Claim
Reusable, high-capacity space transportation systems capable of delivering crew and cargo to Mars on synodic-cycle intervals can be developed and operated at costs compatible with sustained program funding through a combination of launch vehicle reusability, in-space refueling, and public-private cost sharing.
Evidence
The economic viability of a permanent Mars presence depends critically on transportation costs. A single crew rotation cycle requires Earth-to-orbit launch, trans-Mars injection, Mars arrival and landing, surface-to-Mars-orbit ascent, and Earth return, each segment carrying distinct cost drivers.
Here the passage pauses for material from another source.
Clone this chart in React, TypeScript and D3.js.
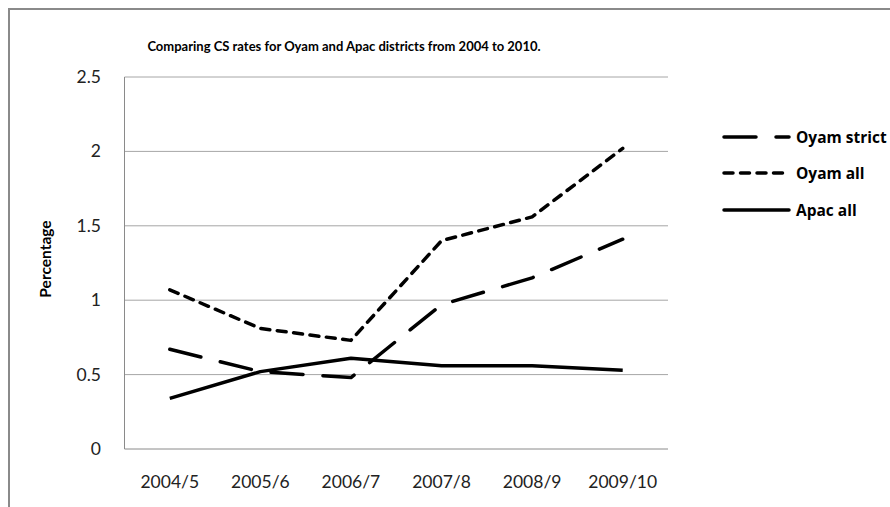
import React from "react";
import * as d3 from "d3";

const categories = ["2004/5", "2005/6", "2006/7", "2007/8", "2008/9", "2009/10"];
const oyamStrict = [0.67, 0.52, 0.48, 0.97, 1.15, 1.41];
const oyamAll = [1.07, 0.81, 0.73, 1.4, 1.56, 2.02];
const apacAll = [0.34, 0.52, 0.61, 0.56, 0.56, 0.53];
const yTicks = [0, 0.5, 1, 1.5, 2, 2.5];
const seriesNames = ["Oyam strict", "Oyam all", "Apac all"];

const W = 890;
const H = 507;
const plot = { left: 124.5, right: 668, top: 77, bottom: 449 };
const FONT = "Lato, 'Open Sans', sans-serif";
const LFONT = "'Open Sans', Lato, sans-serif";

export default function App() {
  const x = d3.scaleBand<string>().domain(categories).range([plot.left, plot.right]);
  const y = d3.scaleLinear().domain([0, 2.5]).range([plot.bottom, plot.top]);
  const cx = (c: string) => (x(c) as number) + x.bandwidth() / 2;
  const line = d3
    .line<number>()
    .x((_, i) => cx(categories[i]))
    .y((d) => y(d));

  const series = [
    { name: seriesNames[0], values: oyamStrict, dash: "32,20" },
    { name: seriesNames[1], values: oyamAll, dash: "9,7.5" },
    { name: seriesNames[2], values: apacAll, dash: "" },
  ];
  const legendY = [137, 173, 210];

  return (
    <svg width={W} height={H} style={{ position: "absolute", left: 0, top: 0, background: "#fff" }}>
      <rect x={9} y={9} width={W + 20} height={H + 20} fill="#fff" stroke="#8a8a8a" strokeWidth={2} />
      <text x={344} y={51} textAnchor="middle" fontFamily={FONT} fontWeight="bold" fontSize={13} fill="#000">
        Comparing CS rates for Oyam and Apac districts from 2004 to 2010.
      </text>
      {yTicks.map((t) =>
        t === 0 ? null : (
          <line key={"g" + t} x1={plot.left} x2={plot.right} y1={y(t)} y2={y(t)} stroke="#a6a6a6" strokeWidth={1} />
        )
      )}
      <line x1={plot.left} x2={plot.left} y1={plot.top} y2={plot.bottom} stroke="#8a8a8a" strokeWidth={1} />
      <line x1={plot.left} x2={plot.right} y1={plot.bottom} y2={plot.bottom} stroke="#8a8a8a" strokeWidth={1} />
      {yTicks.map((t) => (
        <text key={"t" + t} x={101} y={y(t) + 6} textAnchor="end" fontFamily={FONT} fontSize={17.5} fill="#222">
          {String(t)}
        </text>
      ))}
      {categories.map((c) => (
        <text key={c} x={cx(c)} y={488} textAnchor="middle" fontFamily={FONT} fontSize={17.5} fill="#222">
          {c}
        </text>
      ))}
      <text
        transform={`translate(51, 259) rotate(-90)`}
        textAnchor="middle"
        fontFamily={FONT}
        fontWeight="bold"
        fontSize={15.5}
        fill="#000"
      >
        Percentage
      </text>
      {series.map((s) => (
        <path
          key={s.name}
          d={line(s.values) as string}
          fill="none"
          stroke="#000"
          strokeWidth={3.5}
          strokeDasharray={s.dash || undefined}
          strokeLinecap={s.dash ? "round" : "butt"}
          strokeLinejoin="round"
        />
      ))}
      {series.map((s, i) => (
        <g key={"l" + s.name}>
          <line
            x1={724}
            x2={789}
            y1={legendY[i]}
            y2={legendY[i]}
            stroke="#000"
            strokeWidth={3.5}
            strokeDasharray={s.dash || undefined}
            strokeLinecap="round"
          />
          <text x={796} y={legendY[i] + 5.5} fontFamily={LFONT} fontWeight="bold" fontSize={15.5} fill="#000">
            {s.name}
          </text>
        </g>
      ))}
    </svg>
  );
}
The reusability revolution:
The advent of operational first-stage reuse (SpaceX Falcon 9, with 300+ successful booster landings as of 2025) has reduced Earth-to-LEO launch costs by roughly an order of magnitude compared to fully expendable vehicles. Falcon 9 routinely delivers payloads to LEO at approximately 10,000-$30,000/kg for legacy expendable systems. SpaceX's Starship program targets further cost reductions through full vehicle reusability (both booster and upper stage) and dramatically increased payload capacity (100-150+ metric tons to LEO).
In-space refueling:
Mars missions require significantly more delta-v than LEO operations. In-space propellant depots and orbital refueling enable the use of fully fueled departure stages without requiring a single launch to carry all propellant from the ground. Starship's architecture depends on orbital refueling for beyond-LEO missions, and NASA has invested in cryogenic fluid management technology demonstrations (including Tipping Point awards) to mature this capability.
Logistics optimization:
A key cost reduction strategy is decoupling crew and cargo delivery. Heavy cargo (habitat modules, ISRU equipment, consumables, vehicles) can be sent on minimum-energy trajectories during uncrewed windows, pre-positioned and verified operational before crew launch. Crew vehicles, carrying less mass, can use faster transfer trajectories (potentially 4-6 months rather than 7-9 months) to reduce transit time and associated crew risks. This approach parallels how Antarctic programs resupply stations: heavy cargo by ship during the austral summer, personnel by aircraft on shorter rotations.
Cost modeling:
Comprehensive cost models (including those published by Mars Society leadership, NASA Design Reference Architectures, and independent analyses) suggest that a sustained Mars program could operate at annual costs comparable to or less than the ISS program ($3-4 billion per year) once initial infrastructure is emplaced, particularly if international and commercial partnerships distribute investment across multiple stakeholders.
Public-private partnership models:
The Commercial Crew and Commercial Cargo programs demonstrated that NASA can procure transportation services from commercial providers at a fraction of the cost of traditional cost-plus contracts. Extending this model to Mars logistics, with government as anchor customer and commercial firms as service providers, could further reduce per-mission costs and create market incentives for continued innovation.